Lastly, once we focused on mRNA delivery, we did a lot of studies in 2D to look at how the genetic cargo is trafficked inside the cells. However, when we transitioned to actual skin tissue, there was a significant drop in the gene editing efficacy, which was expected because there are different biological barriers. But the positive thing is that the editing rates we see are still sufficient to rescue the most severe symptoms. This makes us very hopeful that by further optimizing our approach, we can increase the editing efficacy. Even if we cannot improve it, where we are now would still provide a significant benefit to the patients.
How applicable do you think your particular approach is to say other types of organs?
It’s not easily transferable to other organs. However, we have run a comparison with other epithelia, more specifically with the lung, and we see similar trends, but the editing efficacy in the lungs isn’t what we can achieve in the skin. Skin is much easier to edit than lung tissue for whatever reason and this is poorly understood. So I don’t think that this can be a template for any other organ. Every organ has its own distinct properties and features. Tissue-specific formulations would need to be developed in order to maximize the clinical impact.
Do you have any tips or advice you’d give other researchers working in this same system, specifically the LNP delivery system?
I think the key is that you choose models wisely. I said at the beginning that if you want to develop a therapy for humans, running studies in mice, especially when targeting the skin or the lungs, can be quite misleading. I think the more realistic the model you use is, the better your outcome will eventually be and the bigger the impact will be.
What was the motivation behind your research and why in particular did you focus on skin diseases?
I started working on skin during my PhD. Skin fascinates me and to some people, it might seem boring, but it basically ensures our survival. We wouldn’t be able to survive without it and it connects us to our environment.
The other part of it is simply because the skin is what everybody sees the minute they meet you. It defines our appearance. So when patients are suffering from a skin disease, it can be highly stigmatizing. These people are suffering not just symptomatically, but also societally. Many experience high rates of depression. It’s heartbreaking, especially if you have children suffering and are lonely at places like school or daycare because they are stigmatized due to their appearance.

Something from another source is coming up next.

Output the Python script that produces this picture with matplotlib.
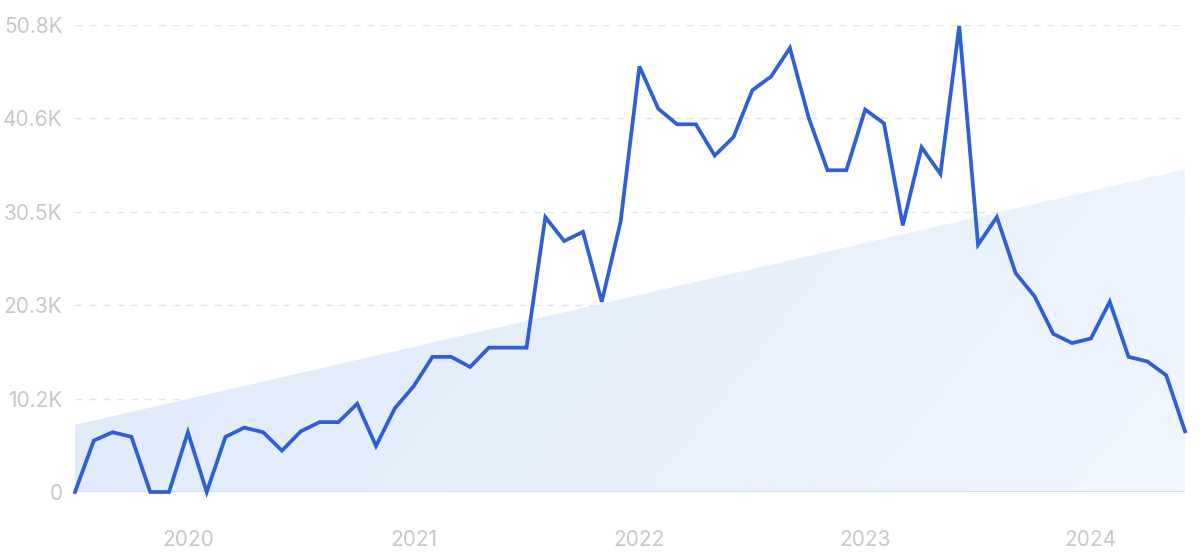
import numpy as np
import matplotlib
matplotlib.use("Agg")
import matplotlib.pyplot as plt
from matplotlib.colors import LinearSegmentedColormap

plt.rcParams['font.family'] = ['Inter', 'DejaVu Sans']

# Monthly values, Jul 2019 .. Jun 2024 (in thousands)
months = np.arange(60)
values = [
    0, 5.6, 6.5, 6.0, 0, 0,                # Jul-Dec 2019
    6.5, 0, 6.0, 7.0, 6.5, 4.5,            # 2020
    6.6, 7.6, 7.6, 9.6, 5.0, 9.1,
    11.5, 14.7, 14.7, 13.6, 15.7, 15.7,    # 2021
    15.7, 29.9, 27.3, 28.3, 20.7, 29.4,
    46.3, 41.7, 40.0, 40.0, 36.6, 38.6,    # 2022
    43.7, 45.2, 48.3, 40.7, 35.0, 35.0,
    41.6, 40.1, 29.0, 37.5, 34.6, 50.7,    # 2023
    26.9, 29.9, 23.8, 21.3, 17.2, 16.2,
    16.7, 20.7, 14.7, 14.2, 12.7, 6.6,     # 2024
]
values = np.array(values) * 1000

# trend area (start / end value)
trend_start = 7300
trend_end = 35100

year_ticks = [6, 18, 30, 42, 54]
year_labels = ["2020", "2021", "2022", "2023", "2024"]
y_ticks = [0, 10160, 20320, 30480, 40640, 50800]
y_labels = ["0", "10.2K", "20.3K", "30.5K", "40.6K", "50.8K"]

fig = plt.figure(figsize=(12, 5.56), dpi=100)
ax = fig.add_axes([75 / 1200, 64 / 556, 1110 / 1200, 467 / 556])
ax.set_xlim(0, 59)
ax.set_ylim(0, 50800)

# gradient trend area (diagonal, lighter toward bottom right)
trend = np.linspace(trend_start, trend_end, len(months))
poly = ax.fill_between(months, 0, trend, color="none", lw=0)
cmap = LinearSegmentedColormap.from_list("g", ["#dce8fa", "#f0f6fe"])
gx, gy = np.meshgrid(np.linspace(0, 1, 200), np.linspace(1, 0, 100))
grad = 0.75 * gx + 0.25 * (1 - gy)
img = ax.imshow(grad, cmap=cmap, extent=[0, 59, 0, 50800], aspect="auto", zorder=1)
img.set_clip_path(poly.get_paths()[0], transform=ax.transData)

# grid
for t in y_ticks[1:]:
    ax.axhline(t, color="#dfe4ee", lw=1, ls=(0, (5, 5)), zorder=0)
ax.axhline(0, color="#c8daf5", lw=1.2, zorder=2)

ax.plot(months, values, color="#2d5fd5", lw=2.7, zorder=3, clip_on=False,
        solid_joinstyle="miter")

for s in ax.spines.values():
    s.set_visible(False)
ax.set_xticks(year_ticks)
ax.set_xticklabels(year_labels)
ax.set_yticks(y_ticks)
ax.set_yticklabels(y_labels)
ax.tick_params(length=0, labelsize=15, colors="#c6c7cc", pad=9)
ax.tick_params(axis="x", pad=27)

fig.savefig("out.png", dpi=100)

I truly believe that the technology that we have and the approach that we are pursuing can be a real game changer for those patients because they are currently underserved. I also get so much motivation from talking with patients. They’re excited about the research that we’re doing and they’re eager to help, especially when it comes to providing some cells from their skin in order to run tests. They are very interested and knowledgeable, so I get a lot of drive from our conversations.
What are the next steps for this research?
We have already started engaging with regulatory authorities and we plan to get into phase I clinical trials within the next three to four years. We are also in the process of spinning off a company based on those results to develop this further. Most of all, we are focused on generating all the data that is critical for us to be able to enter clinical trials.
This research is funded by the Canadian Institute of Health Research, the Faculty of Pharmaceutical Sciences at the University of British Columbia, the Nanomedicines Innovation Network, the Johanna-Quandt Foundation and the LEO Foundation.